***** Provided data *****
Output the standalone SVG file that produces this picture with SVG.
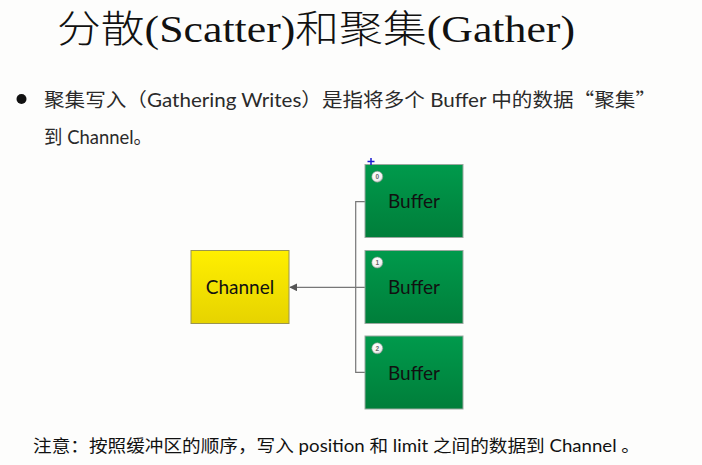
<svg xmlns="http://www.w3.org/2000/svg" width="702" height="465" viewBox="0 0 702 465">
<defs>
<linearGradient id="gy" x1="0" y1="0" x2="0" y2="1"><stop offset="0" stop-color="#FFEF00"/><stop offset="1" stop-color="#E6D300"/></linearGradient>
<linearGradient id="gg" x1="0" y1="0" x2="0" y2="1"><stop offset="0" stop-color="#009A4C"/><stop offset="1" stop-color="#007E3A"/></linearGradient>
<radialGradient id="gb" cx="0.4" cy="0.35" r="0.7"><stop offset="0" stop-color="#ffffff"/><stop offset="0.7" stop-color="#f2f2f2"/><stop offset="1" stop-color="#bdbdbd"/></radialGradient>
<marker id="arr" viewBox="0 0 10 10" refX="9" refY="5" markerWidth="8" markerHeight="8" markerUnits="userSpaceOnUse" orient="auto"><path d="M0,0 L10,5 L0,10 z" fill="#555"/></marker>
<style>
.title{font-family:"Liberation Serif","Noto Sans CJK SC",serif;font-size:38px;fill:#111;font-weight:300}
.body{font-family:Lato,"Noto Sans CJK SC",sans-serif;font-size:19px;fill:#2a2a2a}
.cjk{font-family:"Noto Sans CJK SC",sans-serif}
.note{font-family:Lato,"Noto Sans CJK SC",sans-serif;font-size:17px;fill:#111}
.lbl{font-family:Lato,"Noto Sans CJK SC",sans-serif;font-size:19px;fill:#111;text-anchor:middle}
.buf{fill:url(#gg);stroke:#9aa89f;stroke-width:1}
.ch{fill:url(#gy);stroke:#9a9450;stroke-width:1}
.badge{fill:url(#gb);stroke:#8a9a90;stroke-width:0.6}
.num{font-family:"Liberation Sans",sans-serif;font-size:6.5px;fill:#666;text-anchor:middle;font-weight:bold}
.conn{fill:none;stroke:#777;stroke-width:1.2}
</style>
</defs>
<rect x="0" y="0" width="702" height="465" fill="#fdfdfc"/>
<text class="title" x="57" y="42" textLength="518" lengthAdjust="spacingAndGlyphs">分散(Scatter)和聚集(Gather)</text>
<circle cx="21.5" cy="99" r="5" fill="#111"/>
<text class="body" x="44" y="107" textLength="612" lengthAdjust="spacingAndGlyphs">聚集写入（Gathering Writes）是指将多个 Buffer 中的数据<tspan class="cjk">“聚集”</tspan></text>
<text class="body" x="44" y="143.5" textLength="108" lengthAdjust="spacingAndGlyphs">到 Channel。</text>
<g id="connectors">
<path class="conn" d="M365,201.7 H355.7 V372.3 H365"/>
<path class="conn" d="M365,287.3 H290" marker-end="url(#arr)"/>
</g>
<g id="channel">
<rect class="ch" x="191" y="250.5" width="98" height="73"/>
<text class="lbl" x="240" y="293.5">Channel</text>
</g>
<g id="buffer0">
<rect class="buf" x="365" y="164.5" width="98" height="73"/>
<circle class="badge" cx="377.3" cy="176.7" r="5.5"/>
<text class="num" x="377.3" y="179">0</text>
<text class="lbl" x="414" y="208">Buffer</text>
</g>
<g id="buffer1">
<rect class="buf" x="365" y="250.5" width="98" height="73"/>
<circle class="badge" cx="377.3" cy="262.5" r="5.5"/>
<text class="num" x="377.3" y="264.8">1</text>
<text class="lbl" x="414" y="294">Buffer</text>
</g>
<g id="buffer2">
<rect class="buf" x="365" y="336" width="98" height="73"/>
<circle class="badge" cx="377.3" cy="348.3" r="5.5"/>
<text class="num" x="377.3" y="350.6">2</text>
<text class="lbl" x="414" y="379.5">Buffer</text>
</g>
<path d="M367.5,161.5 H374.5 M371,158 V165" stroke="#1a1ad0" stroke-width="1.5" fill="none"/>
<text class="note" x="33" y="452" textLength="607" lengthAdjust="spacingAndGlyphs">注意：按照缓冲区的顺序，写入 position 和 limit 之间的数据到 Channel 。</text>
</svg>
*****
Problem requirements: Except for the pictures, print the data above exactly.

Response for this exercise:
Output the standalone SVG file that produces this picture with SVG.
<svg xmlns="http://www.w3.org/2000/svg" width="702" height="465" viewBox="0 0 702 465">
<defs>
<linearGradient id="gy" x1="0" y1="0" x2="0" y2="1"><stop offset="0" stop-color="#FFEF00"/><stop offset="1" stop-color="#E6D300"/></linearGradient>
<linearGradient id="gg" x1="0" y1="0" x2="0" y2="1"><stop offset="0" stop-color="#009A4C"/><stop offset="1" stop-color="#007E3A"/></linearGradient>
<radialGradient id="gb" cx="0.4" cy="0.35" r="0.7"><stop offset="0" stop-color="#ffffff"/><stop offset="0.7" stop-color="#f2f2f2"/><stop offset="1" stop-color="#bdbdbd"/></radialGradient>
<marker id="arr" viewBox="0 0 10 10" refX="9" refY="5" markerWidth="8" markerHeight="8" markerUnits="userSpaceOnUse" orient="auto"><path d="M0,0 L10,5 L0,10 z" fill="#555"/></marker>
<style>
.title{font-family:"Liberation Serif","Noto Sans CJK SC",serif;font-size:38px;fill:#111;font-weight:300}
.body{font-family:Lato,"Noto Sans CJK SC",sans-serif;font-size:19px;fill:#2a2a2a}
.cjk{font-family:"Noto Sans CJK SC",sans-serif}
.note{font-family:Lato,"Noto Sans CJK SC",sans-serif;font-size:17px;fill:#111}
.lbl{font-family:Lato,"Noto Sans CJK SC",sans-serif;font-size:19px;fill:#111;text-anchor:middle}
.buf{fill:url(#gg);stroke:#9aa89f;stroke-width:1}
.ch{fill:url(#gy);stroke:#9a9450;stroke-width:1}
.badge{fill:url(#gb);stroke:#8a9a90;stroke-width:0.6}
.num{font-family:"Liberation Sans",sans-serif;font-size:6.5px;fill:#666;text-anchor:middle;font-weight:bold}
.conn{fill:none;stroke:#777;stroke-width:1.2}
</style>
</defs>
<rect x="0" y="0" width="702" height="465" fill="#fdfdfc"/>
<text class="title" x="57" y="42" textLength="518" lengthAdjust="spacingAndGlyphs">分散(Scatter)和聚集(Gather)</text>
<circle cx="21.5" cy="99" r="5" fill="#111"/>
<text class="body" x="44" y="107" textLength="612" lengthAdjust="spacingAndGlyphs">聚集写入（Gathering Writes）是指将多个 Buffer 中的数据<tspan class="cjk">“聚集”</tspan></text>
<text class="body" x="44" y="143.5" textLength="108" lengthAdjust="spacingAndGlyphs">到 Channel。</text>
<g id="connectors">
<path class="conn" d="M365,201.7 H355.7 V372.3 H365"/>
<path class="conn" d="M365,287.3 H290" marker-end="url(#arr)"/>
</g>
<g id="channel">
<rect class="ch" x="191" y="250.5" width="98" height="73"/>
<text class="lbl" x="240" y="293.5">Channel</text>
</g>
<g id="buffer0">
<rect class="buf" x="365" y="164.5" width="98" height="73"/>
<circle class="badge" cx="377.3" cy="176.7" r="5.5"/>
<text class="num" x="377.3" y="179">0</text>
<text class="lbl" x="414" y="208">Buffer</text>
</g>
<g id="buffer1">
<rect class="buf" x="365" y="250.5" width="98" height="73"/>
<circle class="badge" cx="377.3" cy="262.5" r="5.5"/>
<text class="num" x="377.3" y="264.8">1</text>
<text class="lbl" x="414" y="294">Buffer</text>
</g>
<g id="buffer2">
<rect class="buf" x="365" y="336" width="98" height="73"/>
<circle class="badge" cx="377.3" cy="348.3" r="5.5"/>
<text class="num" x="377.3" y="350.6">2</text>
<text class="lbl" x="414" y="379.5">Buffer</text>
</g>
<path d="M367.5,161.5 H374.5 M371,158 V165" stroke="#1a1ad0" stroke-width="1.5" fill="none"/>
<text class="note" x="33" y="452" textLength="607" lengthAdjust="spacingAndGlyphs">注意：按照缓冲区的顺序，写入 position 和 limit 之间的数据到 Channel 。</text>
</svg>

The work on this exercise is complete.